The big data bandwagon has arrived and everyone is jumping on, but there is still a dearth of big data talent. Big data demand is driving the need for more experts, so more integrators and resellers are looking for big data training. But where should you go? Will vendor certification pay off or are other types of big data training more valuable? Or do you need big data training at all?
When you consider the potential value of big data and how it differs from conventional enterprise and database systems, big data training is clearly worth it. Big data is still a new area and qualified experts are in short supply.
McKinsey is calling big data the Next Frontier for Competition, noting that the United States alone will face a shortage of 14,000 to 190,000 professionals with big data analytics expertise, and 1.5 million managers and analysts with the skills to interpret big data analytics. Universities are starting to add big data to their curricula, but you need big data training now.
And with so few true experts, customers are going to be confused by suppliers who can talk the talk but don’t know how to walk the walk. If you can offer real big data expertise, then you will stand head and shoulders above those VARs looking for customers to pay for their on-the-job training.
When you consider the demands of big data, training can come in various forms.
Training in Big Data Training Infrastructure
Big data requires a new way of thinking about the enterprise architecture. Storage needs to be elastic and scalable, able to adapt to handle petabytes of data for analysis. Network-attached storage (NAS) can’t handle the demands of big data analytics so more big data systems are adopting storage clusters and object-based storage architectures. Both local storage and cloud storage has to provide both scalability and performance.
Cisco, VMware, EMC, and other vendors are initiating their own big data training and certification programs. Of course, the training is often specific to their platforms so if you are standardizing on one set of vendors for your big data solutions, vendor certification is a good idea.
There are third-parties offering training in big data design and architectures. If you need a deeper understanding of the strengths and limitations of highly accessible data storage, virtualization, parallel processing, integrating cloud systems, and other elements of big data design, taking a course from established reputable training operations or big data vendors will be beneficial. Having a certification you can show to a potential customer won’t hurt either.
Capitalizing on Big Data Developer Skills
Perhaps the greatest big data training demand is for software and big data programming. Hadoop continues to lead the pack as the big data developer framework of choice, although there are challengers emerging from both the open source community and private vendors.
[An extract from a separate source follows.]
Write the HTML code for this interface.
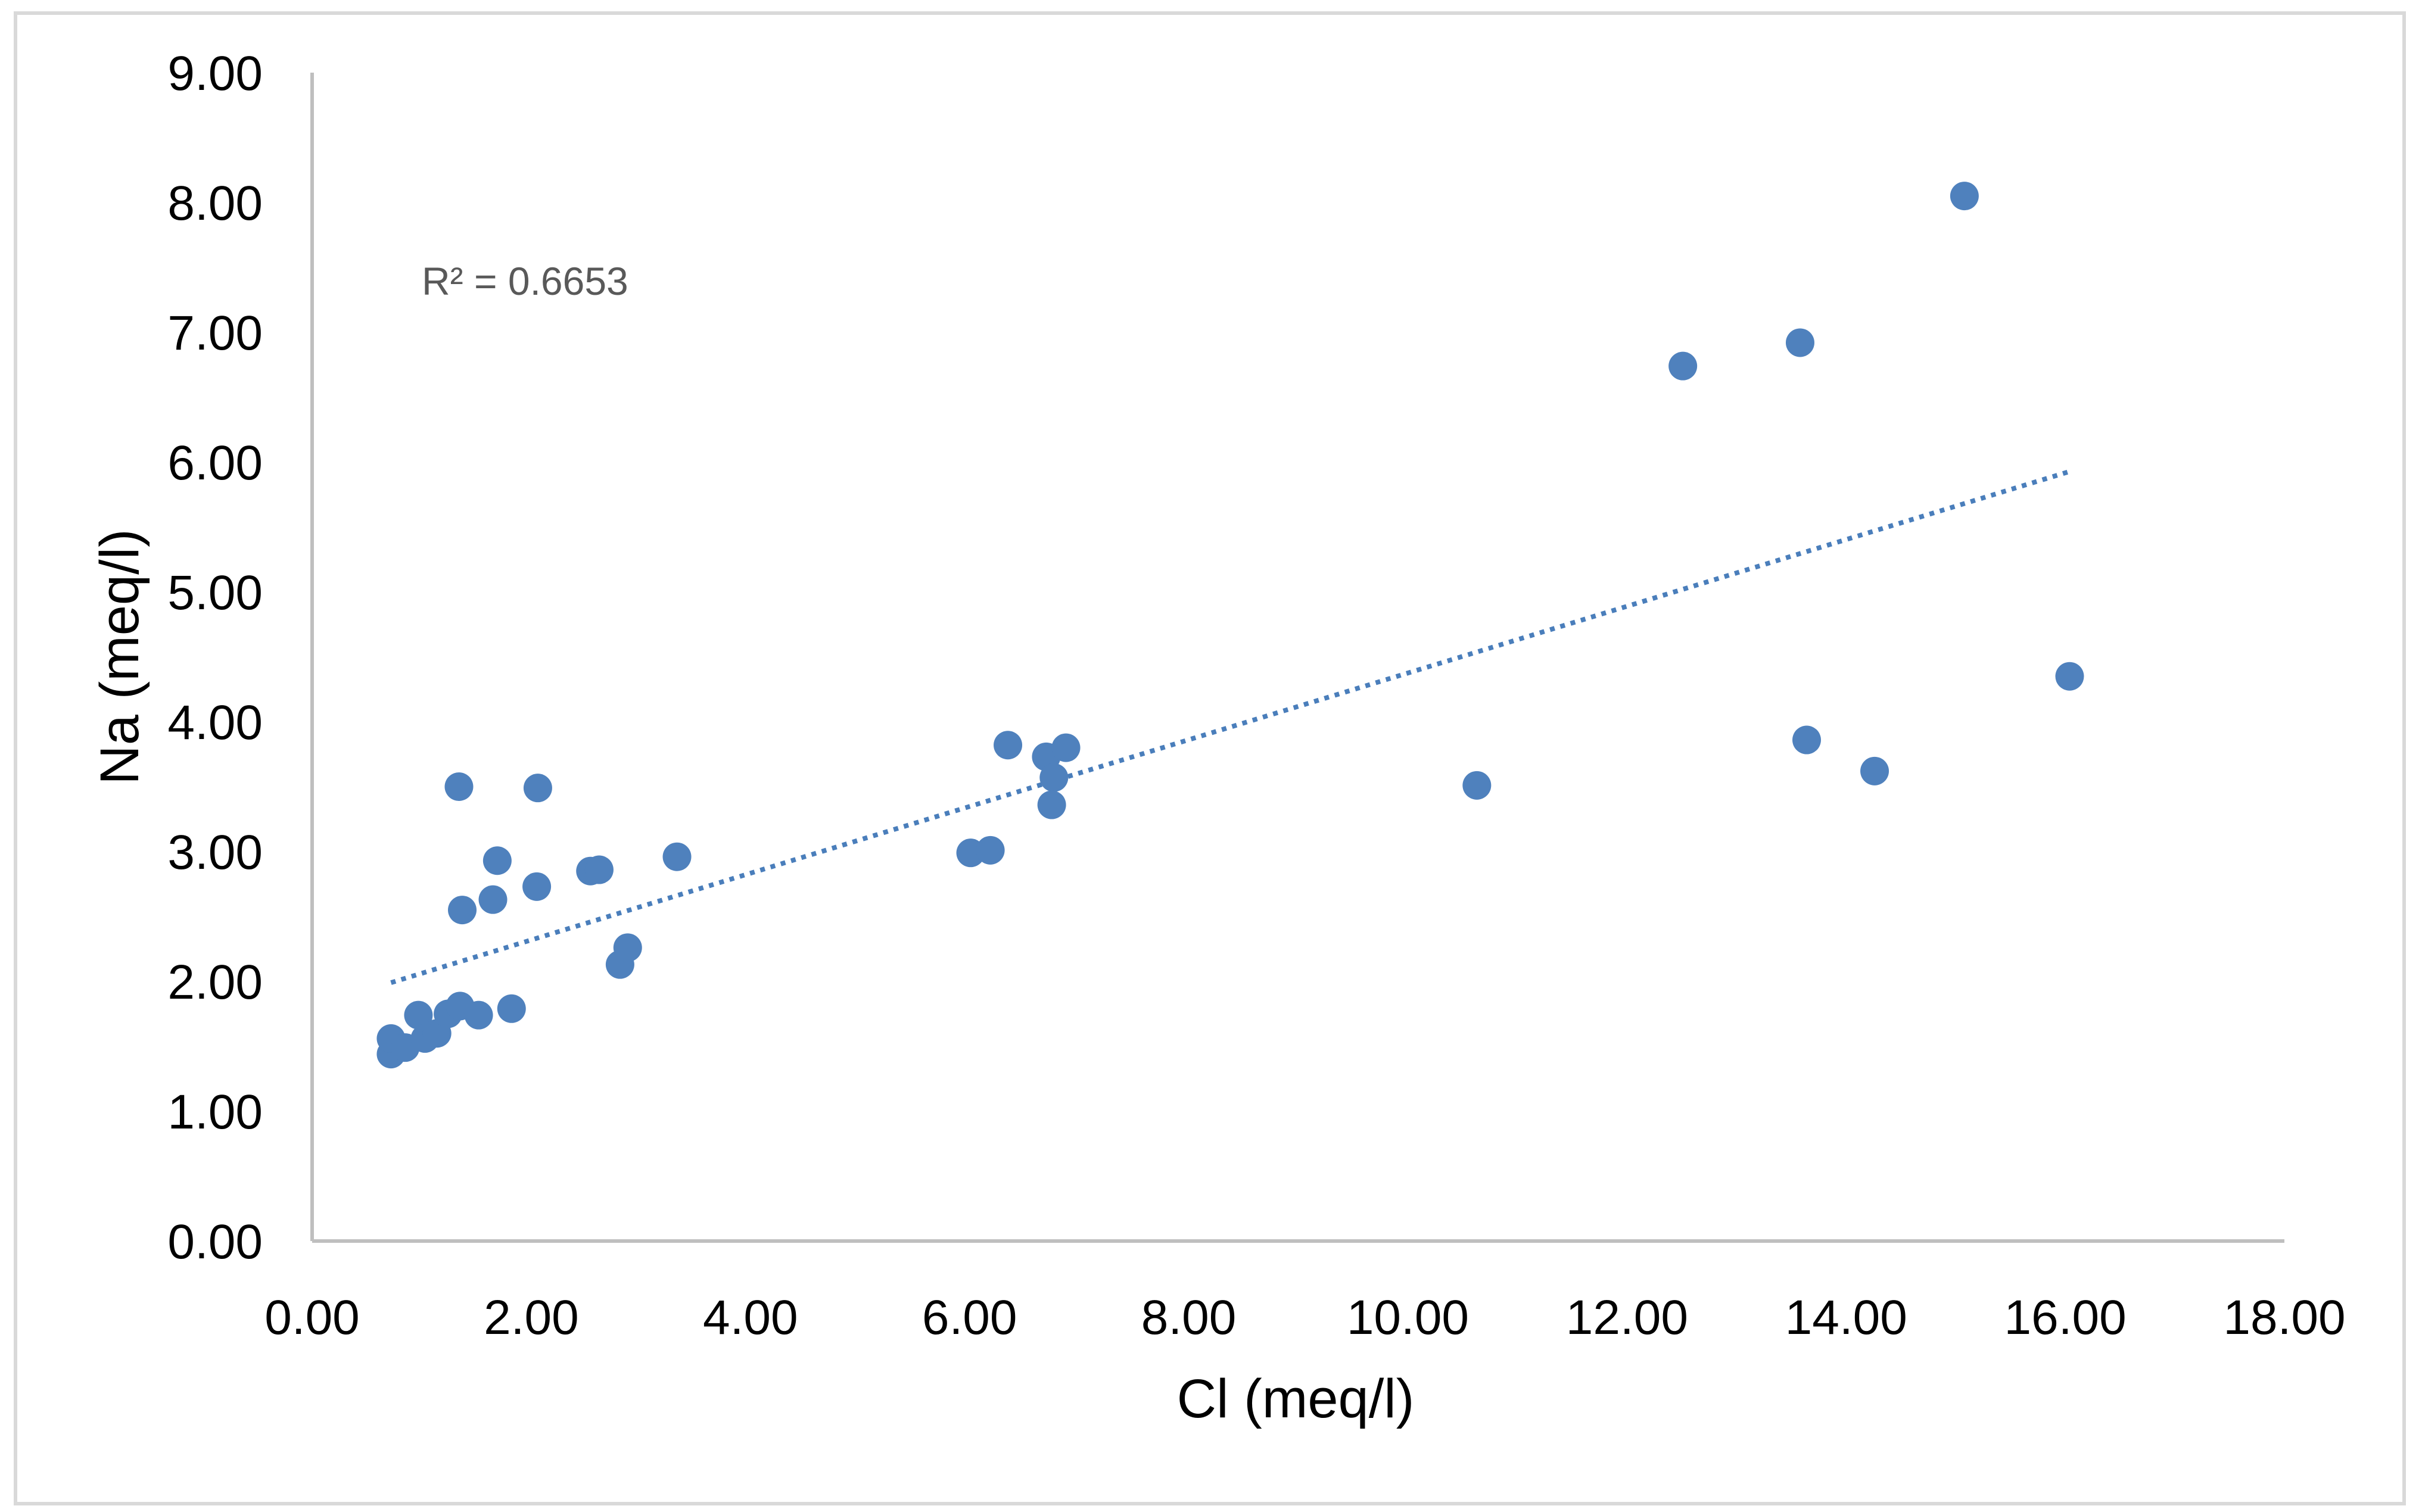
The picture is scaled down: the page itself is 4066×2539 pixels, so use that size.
<!DOCTYPE html>
<html><head><meta charset="utf-8"><style>
html,body{margin:0;padding:0;background:#fff;}
svg{display:block;font-family:"Liberation Sans",sans-serif;}
</style></head><body>
<svg id="chart" width="4066" height="2539" viewBox="0 0 4066 2539" xmlns="http://www.w3.org/2000/svg">
<rect x="26" y="22" width="4010" height="2503" fill="#fff" stroke="#d9d9d9" stroke-width="6"/>
<g id="axes"></g>
<g id="trend"></g>
<g id="points"></g>
<text x="708" y="495" font-size="66" fill="#595959">R² = 0.6653</text>
<text x="2175" y="2380" font-size="92" text-anchor="middle" fill="#000">Cl (meq/l)</text>
<text transform="translate(232,1103) rotate(-90)" font-size="92" text-anchor="middle" fill="#000">Na (meq/l)</text>
</svg>
<script>
const clValues=[0.72,0.72,0.85,0.97,1.03,1.14,1.24,1.35,1.52,1.82,1.34,1.37,1.65,1.69,2.05,2.06,2.54,2.62,2.81,2.88,3.33,6.01,6.19,6.35,6.70,6.77,6.75,6.88,10.63,12.51,13.58,13.64,14.26,15.08,16.04];
const naValues=[1.44,1.56,1.49,1.74,1.56,1.60,1.75,1.81,1.74,1.79,3.50,2.55,2.63,2.93,2.73,3.49,2.85,2.86,2.13,2.26,2.96,2.99,3.01,3.82,3.73,3.57,3.36,3.80,3.51,6.74,6.92,3.86,3.62,8.05,4.35];
const xTicks=[0,2,4,6,8,10,12,14,16,18];
const yTicks=[0,1,2,3,4,5,6,7,8,9];
const NS="http://www.w3.org/2000/svg";
const X0=524,X1=3835,Y0=2084,Y1=122;
function sx(v){return X0+(v-0)/(18-0)*(X1-X0);}
function sy(v){return Y0-(v-0)/(9-0)*(Y0-Y1);}
function mk(t,a,p){const e=document.createElementNS(NS,t);for(const k in a)e.setAttribute(k,a[k]);p.appendChild(e);return e;}
const axes=document.getElementById('axes');
let ya=mk('line',{x1:X0,y1:Y1,x2:X0,y2:Y0,stroke:'#bfbfbf','stroke-width':6},axes);


let xa=mk('line',{x1:X0,y1:Y0,x2:X1,y2:Y0,stroke:'#bfbfbf','stroke-width':6},axes);


yTicks.forEach(v=>{
  const t=mk('text',{x:441,y:sy(v)+29,'font-size':82,'text-anchor':'end',fill:'#000'},axes);
  t.textContent=v.toFixed(2);
  
  
});
xTicks.forEach(v=>{
  const t=mk('text',{x:sx(v),y:2240,'font-size':82,'text-anchor':'middle',fill:'#000'},axes);
  t.textContent=v.toFixed(2);
  
  
});
// linear regression
const n=clValues.length;
let mx=clValues.reduce((a,b)=>a+b,0)/n,my=naValues.reduce((a,b)=>a+b,0)/n,sxy=0,sxx=0;
for(let i=0;i<n;i++){sxy+=(clValues[i]-mx)*(naValues[i]-my);sxx+=(clValues[i]-mx)**2;}
const slope=sxy/sxx,icpt=my-slope*mx;
const xmin=Math.min(...clValues),xmax=Math.max(...clValues);
const tl=mk('line',{x1:sx(xmin),y1:sy(icpt+slope*xmin),x2:sx(xmax),y2:sy(icpt+slope*xmax),stroke:'#4a7ebb','stroke-width':8,'stroke-dasharray':'8 10'},document.getElementById('trend'));


const pg=document.getElementById('points');
for(let i=0;i<n;i++){
  const c=mk('circle',{cx:sx(clValues[i]),cy:sy(naValues[i]),r:24,fill:'#4f81bd'},pg);
  
  
}
</script>
</body></html>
Apache Hadoop is an open source framework that “allows for the distributed processing of large data sets across clusters of computers using simple programming models.” It is specifically designed to scale from processing on a single server to thousands of machines that share local data storage and computing power. It also has redundancy built it, and is designed to deliver high-available across compute clusters even in the event of a failure.
As an open source framework, Hadoop is well-documented with plenty of resources. Programming experience in Java, Python, and other languages translates well to Hadoop, so starting with programming experience is a definite advantage.
Cloudera, Hortonworks, and other big data software providers offer certification training in Hadoop, Cassandra, Pig, R, and related big data programming tools. Certification in Hadoop also is a great asset, whether you are selling big data services or looking for a job in big data.
There are alternatives to Hadoop, but most of these alternatives are based on the same principles as Hadoop – distributed file systems and MapReduce. If you want to acquire immediate big data programming expertise you can’t go wrong with Hadoop, but you may encounter other big data platforms for specific projects.
Big Data Analytics Are In Demand
In addition to programming, you need to be able to manage Hadoop projects and analyze and present the results.
Data scientists are the unicorns of the big data industry because they are so rare, but the mathematical and statistical analytical skills of data science are exactly what are needed to interpret big data analytics. They must be able to interpret and present patterns revealed in the data.
Data scientists are hard to find but not impossible to train. You need to find someone who is inquisitive and can communicate findings in a way that turns insight into action.
So is big data training worth it? You bet. It’s all a matter of where you want to expand our skills.